Let’s take both of Verbmobil’s sentences and demonstrate how interpreting them in the correct way requires two types of specialized knowledge.

We can come to the first of these by attempting to interpret sentence (b) in the same method as sentence (a). That is, we can rephrase the sentence as “Use the red dot to attach the amplifier to the output terminal.” This is clearly incorrect, and a computer could determine this from the definition of dot: [example]. A dot is not an object in three-dimensional space and thus cannot connect two objects in three-dimensional space, albeit not being long enough. This is simple common sense. Thus, in order to have NLP capabilities, a computer will have to have common-sense knowledge. It would begin to acquire it simply by being able to access the definitions of many words. Next, it would need to know the connections between definitions. It would need to know, for example, that after one goes through a doorway one is inside a room.

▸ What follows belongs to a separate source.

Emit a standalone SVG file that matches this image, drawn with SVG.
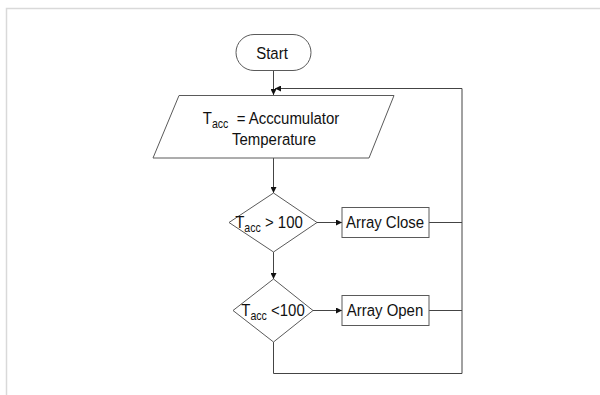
<svg xmlns="http://www.w3.org/2000/svg" width="600" height="395" viewBox="0 0 600 395">
  <style>
    .shape { fill: #ffffff; stroke: #5a5a5a; stroke-width: 1; }
    .label { font-family: "Liberation Sans", Arial, sans-serif; font-size: 17px; fill: #111111; text-anchor: middle; }
    .sub { font-size: 12px; }
    .wire { fill: none; stroke: #444444; stroke-width: 1; }
    .frame { fill: none; stroke: #d9d9d9; stroke-width: 1.5; }
  </style>
  <defs>
    <marker id="arrow" viewBox="0 0 10 10" refX="10" refY="5" markerWidth="6" markerHeight="6" markerUnits="userSpaceOnUse" orient="auto">
      <path d="M0,0 L10,5 L0,10 Z" fill="#111111"/>
    </marker>
  </defs>

  <rect width="600" height="395" fill="#ffffff"/>
  <path class="frame" d="M6.5,395 V8.5 H600"/>

  <g id="connectors">
    <line class="wire" x1="273.5" y1="70" x2="273.5" y2="95" marker-end="url(#arrow)"/>
    <polyline class="wire" points="429,222.5 462,222.5"/>
    <polyline class="wire" points="429,310.5 462,310.5"/>
    <polyline class="wire" points="273.5,342 273.5,373.5 462,373.5 462,88.5 275,88.5" marker-end="url(#arrow)"/>
    <line class="wire" x1="273.5" y1="158" x2="273.5" y2="193" marker-end="url(#arrow)"/>
    <line class="wire" x1="273.5" y1="252" x2="273.5" y2="279" marker-end="url(#arrow)"/>
    <line class="wire" x1="317" y1="222.5" x2="342" y2="222.5" marker-end="url(#arrow)"/>
    <line class="wire" x1="313" y1="310.5" x2="342" y2="310.5" marker-end="url(#arrow)"/>
  </g>

  <!-- labels use a slightly condensed face: 17px glyphs squeezed to 88% width -->
  <g id="start">
    <rect class="shape" x="236" y="34.5" width="75" height="36" rx="18" ry="18"/>
    <text class="label" transform="translate(272,58.5) scale(0.88,1)">Start</text>
  </g>

  <g id="input-temperature">
    <polygon class="shape" points="179,95.5 394,95.5 369,158 153,158"/>
    <text class="label" xml:space="preserve" transform="translate(271,123.5) scale(0.88,1)">T<tspan class="sub" dy="4">acc</tspan><tspan dy="-4">  = Acccumulator</tspan></text>
    <text class="label" transform="translate(274,144.5) scale(0.88,1)">Temperature</text>
  </g>

  <g id="check-high">
    <polygon class="shape" points="273.5,193 317,222.5 273.5,252 229,222.5"/>
    <text class="label" transform="translate(269,228) scale(0.88,1)">T<tspan class="sub" dy="4">acc</tspan><tspan dy="-4"> &gt; 100</tspan></text>
  </g>

  <g id="array-close">
    <rect class="shape" x="342" y="207.5" width="87" height="30"/>
    <text class="label" transform="translate(385,228) scale(0.88,1)">Array Close</text>
  </g>

  <g id="check-low">
    <polygon class="shape" points="273.5,279 313,310.5 273.5,342 233,310.5"/>
    <text class="label" transform="translate(273,316) scale(0.88,1)">T<tspan class="sub" dy="4">acc</tspan><tspan dy="-4"> &lt;100</tspan></text>
  </g>

  <g id="array-open">
    <rect class="shape" x="342" y="295.5" width="87" height="30"/>
    <text class="label" transform="translate(385,316) scale(0.88,1)">Array Open</text>
  </g>
</svg>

Now let’s try to interpret sentence (a) like sentence (b). As a refresher, sentence (a) is: “Attach the amplifier to the output terminal with the red wire.” If we read “with the red wire” as an adjectival phrase as it is in sentence (b), the sentence will mean: “Attach the amplifier to the output terminal that has a red wire on it.” At first, it seems that this slight ambiguity does not make much of a difference. However, assuming that the computer possesses some capacity to process language in a systematic way, it will notice that the sentence contains no specification regarding how the two should be attached—there is no adverbial phrase featuring such an instruction. The computer, then, may believe that an “amplifier” and an “output terminal with a red wire” are two things that can be attached to each other without the use of a wire—even though the wire exists in the sentence! This is, at best, absurd. However, in order to fix it, one would have to know something about the world that is not easily categorized.

Such is the goal of the CYC knowledge base, which attempts to encode a vast amount of information in order to represent all fundamental human knowledge. CYC stores pieces of information bundled together with assertions that connect them to one another. The database is broken down into several categories that form a pyramid of associations. These include: living things, organizational plans, politics and warfare, and events and scripts. CYC uses a calculus-based representation language called CycL in order to store the database.